Friday, March 07, 2008

The dawn of a new era

Young Logan Chicken takes a bold step tomorrow...he's off on his first Scout camp-out without Dad. Well, I'll be there for some of it...I'll drive him and whoever else up (to Deception Pass State Park), and I'll hang out through Lunch. But then, some time around 1 or so, I'll hop in the car and split, leaving him alone in the wilderness. Only not really, 'cause he'll be surrounded by other Boy Scouts. But kind of, since none of his buddies are going and so the only person he really knows is Nick, who is like a Freshman in High School.

So, why am I abandoning him like this? 'cause I've got tickets to Alanis Morisette, that's why. And really, isn't that more important than the boy's first camp-out?

Actually, while that sounds calous, and while I'd love to stay and spend the weekend up there, in a way it's good 'cause a large part of the Boy Scout thing is teaching independence and self reliance. And that's hard to do when Dad's there, and it's hard for Dad to let go. I still remember my first trip with the Boy Scouts - although it involved actual hiking, rather than just car camping...we left Bellevue on a damp Saturday morning (I think...might have been Friday afternoon) and drove out I-90 a ways, parked, and hiked the whopping 2 miles up to Talapus Lake.

My main memory of that trip were the tents - Troop 638 at the time had tents that were really more of a rain fly...two poles - a tall one in front and a short one in the back - with a couple ropes and a bunch of plastic pegs. If you set it up correctly the bottom of the "tent" ended about 3 inches off the ground. You slept on your ground cloth and hoped that none of it was sticking out under the edge of the tent. They worked fine if you did it right, but if you were on a hill, or it was windy, you were going to get damp. They also didn't keep the critters out, as the guy I was sharing a tent with found out when a chipmunk came in, ate through his pack, and ate a good chunk of his candy bar.

I also remember the poncho. That was the first time I'd worn a rain poncho, and since Dad liked to buy things I could grow into it was huge (well, to his credit it was supposed to be big enough to cover me AND the backpack). We looked like bats wandering around the camp site under the dripping trees.

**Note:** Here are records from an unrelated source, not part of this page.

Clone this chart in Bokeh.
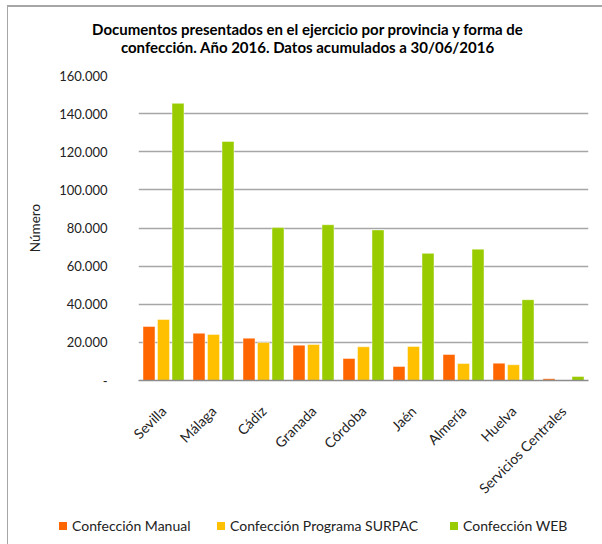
from bokeh.plotting import figure
from bokeh.layouts import column
from bokeh.models import ColumnDataSource, FactorRange, Range1d, FixedTicker, Div
from bokeh.transform import dodge
from bokeh.embed import file_html
from bokeh.resources import INLINE
from math import pi

# ---- data ----
categories = ["Sevilla", "Málaga", "Cádiz", "Granada", "Córdoba", "Jaén",
              "Almería", "Huelva", "Servicios Centrales"]
manual = [28350, 24800, 22200, 18550, 11550, 7350, 13650, 9100, 900]
surpac = [32000, 24150, 19950, 18900, 17700, 17850, 8900, 8250, 0]
web = [145400, 125400, 80200, 81700, 79000, 66700, 68900, 42400, 2100]
series_names = ["Confección Manual", "Confección Programa SURPAC", "Confección WEB"]
y_ticks = [0, 20000, 40000, 60000, 80000, 100000, 120000, 140000, 160000]
y_tick_labels = ["-", "20.000", "40.000", "60.000", "80.000", "100.000",
                 "120.000", "140.000", "160.000"]
title_lines = ["Documentos presentados en el ejercicio por provincia y forma de",
               "confección. Año 2016. Datos acumulados a 30/06/2016"]
y_label = "Número"

colors = ["#FF6600", "#FFC000", "#99CC00"]
FONT = "Lato"
TEXT_COLOR = "#222222"

source = ColumnDataSource(dict(cats=categories, manual=manual, surpac=surpac, web=web))

# ---- title (HTML block above the plot) ----
title_div = Div(
    text=('<div style="width:594px;box-sizing:border-box;padding-left:5px;padding-top:13px;'
          'text-align:center;font-family:Lato,sans-serif;font-weight:bold;font-size:15px;'
          'line-height:18px;color:#000;">' + "<br>".join(title_lines) + '</div>'),
    width=594, height=60, margin=0)

# ---- main plot ----
p = figure(x_range=FactorRange(*categories, range_padding=0),
           y_range=Range1d(0, 160000),
           width=594, height=447,
           min_border_left=130, min_border_right=14,
           min_border_top=8, min_border_bottom=134,
           output_backend="svg", toolbar_location=None)
p.title.visible = False
p.outline_line_color = None
p.background_fill_color = "white"
p.border_fill_color = "white"

for field, off, col in zip(["manual", "surpac", "web"], [-0.29, 0.0, 0.29], colors):
    p.vbar(x=dodge("cats", off, range=p.x_range), top=field, width=0.24,
           source=source, fill_color=col, line_color="white", line_alpha=0.45,
           line_width=1)

p.xgrid.grid_line_color = None
p.ygrid.grid_line_color = "#a6a6a6"
p.ygrid.grid_line_width = 1.3

p.yaxis.ticker = FixedTicker(ticks=y_ticks)
p.yaxis.major_label_overrides = {t: l for t, l in zip(y_ticks, y_tick_labels)}
p.yaxis.axis_line_color = None
p.yaxis.major_tick_line_color = None
p.yaxis.minor_tick_line_color = None
p.yaxis.major_label_standoff = 25
p.yaxis.major_label_text_font = FONT
p.yaxis.major_label_text_font_size = "13px"
p.yaxis.major_label_text_color = TEXT_COLOR
p.yaxis.axis_label = y_label
p.yaxis.axis_label_text_font = FONT
p.yaxis.axis_label_text_font_style = "normal"
p.yaxis.axis_label_text_font_size = "13.5px"
p.yaxis.axis_label_text_color = TEXT_COLOR
p.yaxis.axis_label_standoff = 13

p.xaxis.axis_line_color = "#8c8c8c"
p.xaxis.axis_line_width = 1.3
p.xaxis.major_tick_line_color = None
p.xaxis.minor_tick_line_color = None
p.xaxis.major_label_orientation = pi / 4
p.xaxis.major_label_standoff = 22
p.xaxis.major_label_text_font = FONT
p.xaxis.major_label_text_font_size = "14px"
p.xaxis.major_label_text_color = TEXT_COLOR

# ---- legend (HTML block below the plot) ----
item_left = [51, 209, 442]
items_html = "".join(
    f'<span style="position:absolute;left:{x}px;top:0;white-space:nowrap;">'
    f'<span style="display:inline-block;width:8px;height:8px;background:{c};'
    f'margin-right:5px;vertical-align:middle;position:relative;top:-1px;"></span>{n}</span>'
    for x, c, n in zip(item_left, colors, series_names))
legend_div = Div(
    text=('<div style="position:relative;width:594px;height:30px;font-family:Lato,sans-serif;'
          'font-size:14px;line-height:23px;color:#222;">' + items_html + '</div>'),
    width=594, height=30, margin=0)

layout = column(title_div, p, legend_div, spacing=0,
                styles={"margin-left": "7px", "margin-top": "5px",
                        "border-top": "2px solid #a6a6a6", "border-left": "1px solid #a6a6a6"})

open("out.html", "w").write(file_html(layout, INLINE))
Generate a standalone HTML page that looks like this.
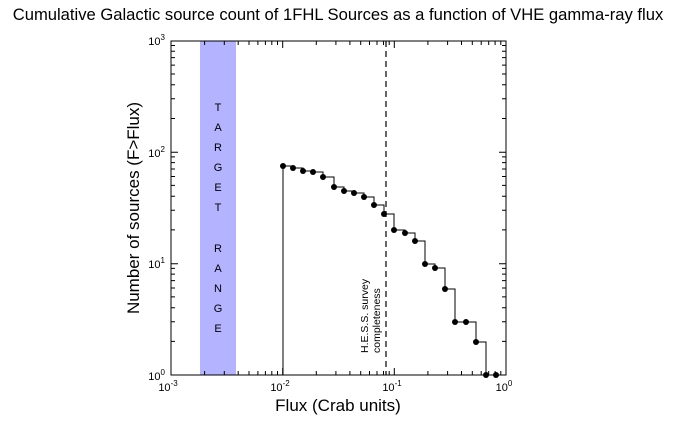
<!DOCTYPE html>
<html><head><style>body{margin:0;background:#fff}svg{display:block}</style></head><body>
<svg width="677" height="421" xmlns="http://www.w3.org/2000/svg" font-family="Liberation Sans, sans-serif">
<rect width="677" height="421" fill="#fff"/>
<text x="338" y="20" font-size="16.6" text-anchor="middle">Cumulative Galactic source count of 1FHL Sources as a function of VHE gamma-ray flux</text>
<rect x="200" y="41" width="36" height="334" fill="#b3b3ff"/>
<g font-size="11" text-anchor="middle" fill="#000">
<text x="218" y="111">T</text><text x="218" y="131">A</text><text x="218" y="151">R</text><text x="218" y="171">G</text><text x="218" y="191">E</text><text x="218" y="211">T</text>
<text x="218" y="252">R</text><text x="218" y="272">A</text><text x="218" y="292">N</text><text x="218" y="312">G</text><text x="218" y="332">E</text>
</g>
<line x1="386" y1="41" x2="386" y2="375" stroke="#000" stroke-dasharray="6,4" stroke-width="1.2"/>
<g font-size="10.5" transform="translate(368,353) rotate(-90)"><text x="0" y="0">H.E.S.S. survey</text><text x="0" y="12">completeness</text></g>
<path d="M283,375 V166 H293 V168 H303 V171 H313 V172 H323 V177 H334 V187 H344 V191 H354 V193 H364 V197 H374 V205 H384 V214 H394 V230 H405 V233 H415 V241 H425 V264 H435 V268 H445 V289 H455 V322 H466 V322 H476 V342 H486 V375" fill="none" stroke="#000" stroke-width="1"/>
<g fill="#000">
<circle cx="283" cy="166" r="3"/><circle cx="293" cy="168" r="3"/><circle cx="303" cy="171" r="3"/><circle cx="313" cy="172" r="3"/><circle cx="323" cy="177" r="3"/><circle cx="334" cy="187" r="3"/><circle cx="344" cy="191" r="3"/><circle cx="354" cy="193" r="3"/><circle cx="364" cy="197" r="3"/><circle cx="374" cy="205" r="3"/><circle cx="384" cy="214" r="3"/><circle cx="394" cy="230" r="3"/><circle cx="405" cy="233" r="3"/><circle cx="415" cy="241" r="3"/><circle cx="425" cy="264" r="3"/><circle cx="435" cy="268" r="3"/><circle cx="445" cy="289" r="3"/><circle cx="455" cy="322" r="3"/><circle cx="466" cy="322" r="3"/><circle cx="476" cy="342" r="3"/><circle cx="486" cy="375" r="3"/><circle cx="496" cy="375" r="3"/>
</g>
<rect x="171" y="41" width="335" height="334" fill="none" stroke="#000" stroke-width="1"/>
<g stroke="#000" stroke-width="1">
<path d="M282.7,375v-7M282.7,41v7M394.3,375v-7M394.3,41v7M171,152.3h7M506,152.3h-7M171,263.7h7M506,263.7h-7"/>
<path d="M204.6,375v-4M224.3,375v-4M238.2,375v-4M249,375v-4M257.9,375v-4M265.4,375v-4M271.8,375v-4M277.5,375v-4
M316.3,375v-4M335.9,375v-4M349.9,375v-4M360.7,375v-4M369.5,375v-4M377,375v-4M383.5,375v-4M389.2,375v-4
M427.9,375v-4M447.6,375v-4M461.5,375v-4M472.3,375v-4M481.2,375v-4M488.7,375v-4M495.1,375v-4M500.8,375v-4
M204.6,41v4M224.3,41v4M238.2,41v4M249,41v4M257.9,41v4M265.4,41v4M271.8,41v4M277.5,41v4
M316.3,41v4M335.9,41v4M349.9,41v4M360.7,41v4M369.5,41v4M377,41v4M383.5,41v4M389.2,41v4
M427.9,41v4M447.6,41v4M461.5,41v4M472.3,41v4M481.2,41v4M488.7,41v4M495.1,41v4M500.8,41v4"/>
<path d="M171,341.4h4M171,321.7h4M171,307.7h4M171,296.9h4M171,288h4M171,280.6h4M171,274.1h4M171,268.4h4
M171,229.9h4M171,210.2h4M171,196.2h4M171,185.4h4M171,176.5h4M171,169h4M171,162.6h4M171,156.9h4
M171,118.5h4M171,98.8h4M171,84.8h4M171,74h4M171,65.1h4M171,57.6h4M171,51.2h4M171,45.5h4
M506,341.4h-4M506,321.7h-4M506,307.7h-4M506,296.9h-4M506,288h-4M506,280.6h-4M506,274.1h-4M506,268.4h-4
M506,229.9h-4M506,210.2h-4M506,196.2h-4M506,185.4h-4M506,176.5h-4M506,169h-4M506,162.6h-4M506,156.9h-4
M506,118.5h-4M506,98.8h-4M506,84.8h-4M506,74h-4M506,65.1h-4M506,57.6h-4M506,51.2h-4M506,45.5h-4"/>
</g>
<g font-size="11" text-anchor="middle">
<text x="168" y="391">10<tspan font-size="8" dy="-5">-3</tspan></text>
<text x="280" y="391">10<tspan font-size="8" dy="-5">-2</tspan></text>
<text x="392" y="391">10<tspan font-size="8" dy="-5">-1</tspan></text>
<text x="504" y="391">10<tspan font-size="8" dy="-5">0</tspan></text>
</g>
<g font-size="11" text-anchor="end">
<text x="165" y="380">10<tspan font-size="8" dy="-5">0</tspan></text>
<text x="165" y="268">10<tspan font-size="8" dy="-5">1</tspan></text>
<text x="165" y="157">10<tspan font-size="8" dy="-5">2</tspan></text>
<text x="165" y="45">10<tspan font-size="8" dy="-5">3</tspan></text>
</g>
<text x="338" y="411" font-size="17" text-anchor="middle">Flux (Crab units)</text>
<text transform="translate(139,208) rotate(-90)" font-size="17" text-anchor="middle">Number of sources (F&gt;Flux)</text>
</svg>
</body></html>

And I remember that that was when I learned that if you're standing around a camp fire and the smoke is blowing in your face, if you say "I hate rabbits" it makes the smoke go away. Or it's supposed never really worked for me. Wonder if that tradition continues? I guess I'll find out on Sunday when I drive back up to pick the boy up!


bonnie said...

Tag, you're it!


bonnie said...

ps - Fun being reminded of the contrast between some of those older-school tents vs. the spiffy little sky-blue number with the bungee-loaded flexy-poles and the handy-dandy sandy-gear foyers I have now.